INFORMATION PROVIDED:
--------------------
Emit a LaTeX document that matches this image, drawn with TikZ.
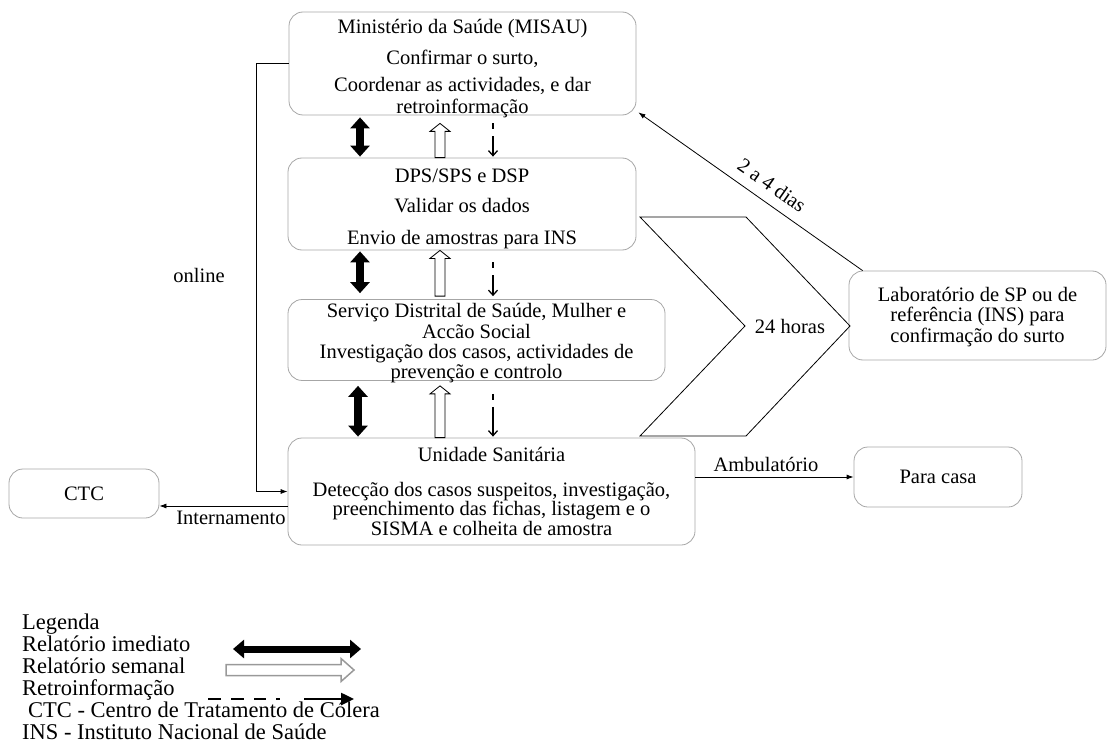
\documentclass[tikz,border=0pt]{standalone}
\usepackage{fontspec}
\setmainfont{Liberation Serif}
\usetikzlibrary{arrows.meta,calc}
\newcommand\HollowArrow[3]{% #1 tip, #2 base, #3 style
  \path (#1) coordinate (hat) (#2) coordinate (hab);
  \draw[#3] (hat) -- ($(hat)+(10,8)$) -- ($(hat)+(5,8)$) -- ($(hab)+(5,0)$)
     -- ($(hab)+(-5,0)$) -- ($(hat)+(-5,8)$) -- ($(hat)+(-10,8)$) -- cycle;}
\newcommand\Lowered[2]{\raisebox{#1}[\height][\depth]{\begin{tabular}{@{}c@{}}#2\end{tabular}}}
\begin{document}
\begin{tikzpicture}[x=1pt,y=-1pt,
  box/.style={draw=black!35, line width=0.8pt, rounded corners=14pt, align=center,
    inner sep=0pt, font=\fontsize{20.5}{22}\selectfont},
  lbl/.style={font=\fontsize{20.5}{22}\selectfont, inner sep=0pt},
  leg/.style={font=\fontsize{22.5}{22}\selectfont, inner sep=0pt, anchor=base west},
  con/.style={line width=0.8pt, -{Latex[length=7pt,width=5pt]}},
  imm/.style={line width=8pt, {Triangle[width=19pt,length=11pt]}-{Triangle[width=19pt,length=11pt]}},
  hol/.style={line width=0.8pt, draw=black, fill=white},
  retro/.style={line width=1.3pt, dash pattern=on 6pt off 7pt on 200pt,
    -{Straight Barb[length=5pt,width=9pt]}}]
\useasboundingbox (0,0) rectangle (1108,749);

% boxes
\node[box, minimum width=347pt, minimum height=103pt] (misau) at (462.5,63.5)
  {\Lowered{-5.5pt}{Ministério da Saúde (MISAU)\\[9pt] Confirmar o surto,\\[5pt] Coordenar as actividades, e dar\\ retroinformação}};
\node[box, minimum width=348pt, minimum height=92pt] (dps) at (462,204)
  {\Lowered{-5.5pt}{DPS/SPS e DSP\\[8pt] Validar os dados\\[10pt] Envio de amostras para INS}};
\node[box, minimum width=377pt, minimum height=80pt, font=\fontsize{20.5}{20}\selectfont] (serv) at (476.5,340)
  {\Lowered{-4pt}{Serviço Distrital de Saúde, Mulher e\\ Accão Social\\ Investigação dos casos, actividades de\\ prevenção e controlo}};
\node[box, minimum width=407pt, minimum height=107pt, font=\fontsize{20.5}{19.5}\selectfont] (us) at (491.5,491.5)
  {Unidade Sanitária\\[15pt] Detecção dos casos suspeitos, investigação,\\ preenchimento das fichas, listagem e o\\ SISMA e colheita de amostra};
\node[box, minimum width=257pt, minimum height=89pt, font=\fontsize{20.5}{20}\selectfont] (lab) at (977.5,315.5)
  {\Lowered{-2pt}{Laboratório de SP ou de\\ referência (INS) para\\ confirmação do surto}};
\node[box, minimum width=150pt, minimum height=49pt] (ctc) at (84,493.5) {CTC};
\node[box, minimum width=168pt, minimum height=60pt] (casa) at (938,477) {Para casa};

% vertical arrows: immediate
\draw[imm, shorten <=2pt, shorten >=1pt] (360,0 |- misau.south) -- (360,0 |- dps.north);
\draw[imm, shorten <=1pt, shorten >=6pt] (360,0 |- dps.south) -- (360,0 |- serv.north);
\draw[imm, shorten <=5pt, shorten >=1pt] (358,0 |- serv.south) -- (358,0 |- us.north);
% weekly (hollow)
\HollowArrow{$(440,0 |- misau.south)+(0,8)$}{440,0 |- dps.north}{hol}
\HollowArrow{440,0 |- dps.south}{$(440,0 |- serv.north)+(0,-3)$}{hol}
\HollowArrow{$(440,0 |- serv.south)+(0,5)$}{440,0 |- us.north}{hol}
% feedback (dashed)
\draw[retro, shorten <=8pt, shorten >=1pt] (493,0 |- misau.south) -- (493,0 |- dps.north);
\draw[retro, shorten <=12pt, shorten >=3pt] (493,0 |- dps.south) -- (493,0 |- serv.north);
\draw[retro, shorten <=13pt, shorten >=1pt] (493,0 |- serv.south) -- (493,0 |- us.north);

% online
\draw[con] (misau.west) -- (256,0 |- misau.west) |- (us.west);
\node[lbl] (online) at (199,275) {online};

% internamento
\draw[con] (us.west |- 0,506) -- (ctc.east |- 0,506);
\node[lbl, anchor=north] (intern) at (231,511) {Internamento};

% ambulatorio
\draw[con] (us.east |- casa.west) -- (casa.west);
\node[lbl, anchor=south] (amb) at (766,472) {Ambulatório};

% 24 horas chevron
\draw[line width=0.8pt] (640,217) -- (746,217) -- (850,326) -- (746,436) -- (640,436) -- (745,326) -- cycle;
\node[lbl] (h24) at (790,326) {24 horas};

% lab -> misau
\draw[con] ([xshift=14pt]lab.north west) -- ([xshift=2pt,yshift=3pt]misau.south east);
\node[lbl, rotate=-35] (dias) at (772,185) {2 a 4 dias};

% legend
\node[leg] (l1) at (22,629) {Legenda};
\node[leg] (l2) at (22,651) {Relatório imediato};
\node[leg] (l3) at (22,673) {Relatório semanal};
\node[leg] (l4) at (22,695) {Retroinformação};
\node[leg] (l5) at (28,717) {CTC - Centro de Tratamento de Cólera};
\node[leg] (l6) at (22,739) {INS - Instituto Nacional de Saúde};

\draw[line width=7pt, {Triangle[width=18pt,length=11pt]}-{Triangle[width=18pt,length=11pt]}] (233,649) -- (361,649);
\draw[line width=1.5pt, draw=black!40, fill=white]
  (226,664.5) -- (341,664.5) -- (341,658.5) -- (354,670) -- (341,681.5) -- (341,675.5) -- (226,675.5) -- cycle;
\draw[line width=2.5pt, dash pattern=on 13pt off 10pt on 13pt off 10pt on 12pt off 10pt on 4pt off 24pt on 60pt,
  -{Triangle[length=13pt,width=12pt]}] (208,699) -- (354,699);
\end{tikzpicture}
\end{document}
--------------------
EXERCISE: Repeat the data exactly, dropping every picture it holds.

RESPONSE FOR THIS EXERCISE:
Emit a LaTeX document that matches this image, drawn with TikZ.
\documentclass[tikz,border=0pt]{standalone}
\usepackage{fontspec}
\setmainfont{Liberation Serif}
\usetikzlibrary{arrows.meta,calc}
\newcommand\HollowArrow[3]{% #1 tip, #2 base, #3 style
  \path (#1) coordinate (hat) (#2) coordinate (hab);
  \draw[#3] (hat) -- ($(hat)+(10,8)$) -- ($(hat)+(5,8)$) -- ($(hab)+(5,0)$)
     -- ($(hab)+(-5,0)$) -- ($(hat)+(-5,8)$) -- ($(hat)+(-10,8)$) -- cycle;}
\newcommand\Lowered[2]{\raisebox{#1}[\height][\depth]{\begin{tabular}{@{}c@{}}#2\end{tabular}}}
\begin{document}
\begin{tikzpicture}[x=1pt,y=-1pt,
  box/.style={draw=black!35, line width=0.8pt, rounded corners=14pt, align=center,
    inner sep=0pt, font=\fontsize{20.5}{22}\selectfont},
  lbl/.style={font=\fontsize{20.5}{22}\selectfont, inner sep=0pt},
  leg/.style={font=\fontsize{22.5}{22}\selectfont, inner sep=0pt, anchor=base west},
  con/.style={line width=0.8pt, -{Latex[length=7pt,width=5pt]}},
  imm/.style={line width=8pt, {Triangle[width=19pt,length=11pt]}-{Triangle[width=19pt,length=11pt]}},
  hol/.style={line width=0.8pt, draw=black, fill=white},
  retro/.style={line width=1.3pt, dash pattern=on 6pt off 7pt on 200pt,
    -{Straight Barb[length=5pt,width=9pt]}}]
\useasboundingbox (0,0) rectangle (1108,749);

% boxes
\node[box, minimum width=347pt, minimum height=103pt] (misau) at (462.5,63.5)
  {\Lowered{-5.5pt}{Ministério da Saúde (MISAU)\\[9pt] Confirmar o surto,\\[5pt] Coordenar as actividades, e dar\\ retroinformação}};
\node[box, minimum width=348pt, minimum height=92pt] (dps) at (462,204)
  {\Lowered{-5.5pt}{DPS/SPS e DSP\\[8pt] Validar os dados\\[10pt] Envio de amostras para INS}};
\node[box, minimum width=377pt, minimum height=80pt, font=\fontsize{20.5}{20}\selectfont] (serv) at (476.5,340)
  {\Lowered{-4pt}{Serviço Distrital de Saúde, Mulher e\\ Accão Social\\ Investigação dos casos, actividades de\\ prevenção e controlo}};
\node[box, minimum width=407pt, minimum height=107pt, font=\fontsize{20.5}{19.5}\selectfont] (us) at (491.5,491.5)
  {Unidade Sanitária\\[15pt] Detecção dos casos suspeitos, investigação,\\ preenchimento das fichas, listagem e o\\ SISMA e colheita de amostra};
\node[box, minimum width=257pt, minimum height=89pt, font=\fontsize{20.5}{20}\selectfont] (lab) at (977.5,315.5)
  {\Lowered{-2pt}{Laboratório de SP ou de\\ referência (INS) para\\ confirmação do surto}};
\node[box, minimum width=150pt, minimum height=49pt] (ctc) at (84,493.5) {CTC};
\node[box, minimum width=168pt, minimum height=60pt] (casa) at (938,477) {Para casa};

% vertical arrows: immediate
\draw[imm, shorten <=2pt, shorten >=1pt] (360,0 |- misau.south) -- (360,0 |- dps.north);
\draw[imm, shorten <=1pt, shorten >=6pt] (360,0 |- dps.south) -- (360,0 |- serv.north);
\draw[imm, shorten <=5pt, shorten >=1pt] (358,0 |- serv.south) -- (358,0 |- us.north);
% weekly (hollow)
\HollowArrow{$(440,0 |- misau.south)+(0,8)$}{440,0 |- dps.north}{hol}
\HollowArrow{440,0 |- dps.south}{$(440,0 |- serv.north)+(0,-3)$}{hol}
\HollowArrow{$(440,0 |- serv.south)+(0,5)$}{440,0 |- us.north}{hol}
% feedback (dashed)
\draw[retro, shorten <=8pt, shorten >=1pt] (493,0 |- misau.south) -- (493,0 |- dps.north);
\draw[retro, shorten <=12pt, shorten >=3pt] (493,0 |- dps.south) -- (493,0 |- serv.north);
\draw[retro, shorten <=13pt, shorten >=1pt] (493,0 |- serv.south) -- (493,0 |- us.north);

% online
\draw[con] (misau.west) -- (256,0 |- misau.west) |- (us.west);
\node[lbl] (online) at (199,275) {online};

% internamento
\draw[con] (us.west |- 0,506) -- (ctc.east |- 0,506);
\node[lbl, anchor=north] (intern) at (231,511) {Internamento};

% ambulatorio
\draw[con] (us.east |- casa.west) -- (casa.west);
\node[lbl, anchor=south] (amb) at (766,472) {Ambulatório};

% 24 horas chevron
\draw[line width=0.8pt] (640,217) -- (746,217) -- (850,326) -- (746,436) -- (640,436) -- (745,326) -- cycle;
\node[lbl] (h24) at (790,326) {24 horas};

% lab -> misau
\draw[con] ([xshift=14pt]lab.north west) -- ([xshift=2pt,yshift=3pt]misau.south east);
\node[lbl, rotate=-35] (dias) at (772,185) {2 a 4 dias};

% legend
\node[leg] (l1) at (22,629) {Legenda};
\node[leg] (l2) at (22,651) {Relatório imediato};
\node[leg] (l3) at (22,673) {Relatório semanal};
\node[leg] (l4) at (22,695) {Retroinformação};
\node[leg] (l5) at (28,717) {CTC - Centro de Tratamento de Cólera};
\node[leg] (l6) at (22,739) {INS - Instituto Nacional de Saúde};

\draw[line width=7pt, {Triangle[width=18pt,length=11pt]}-{Triangle[width=18pt,length=11pt]}] (233,649) -- (361,649);
\draw[line width=1.5pt, draw=black!40, fill=white]
  (226,664.5) -- (341,664.5) -- (341,658.5) -- (354,670) -- (341,681.5) -- (341,675.5) -- (226,675.5) -- cycle;
\draw[line width=2.5pt, dash pattern=on 13pt off 10pt on 13pt off 10pt on 12pt off 10pt on 4pt off 24pt on 60pt,
  -{Triangle[length=13pt,width=12pt]}] (208,699) -- (354,699);
\end{tikzpicture}
\end{document}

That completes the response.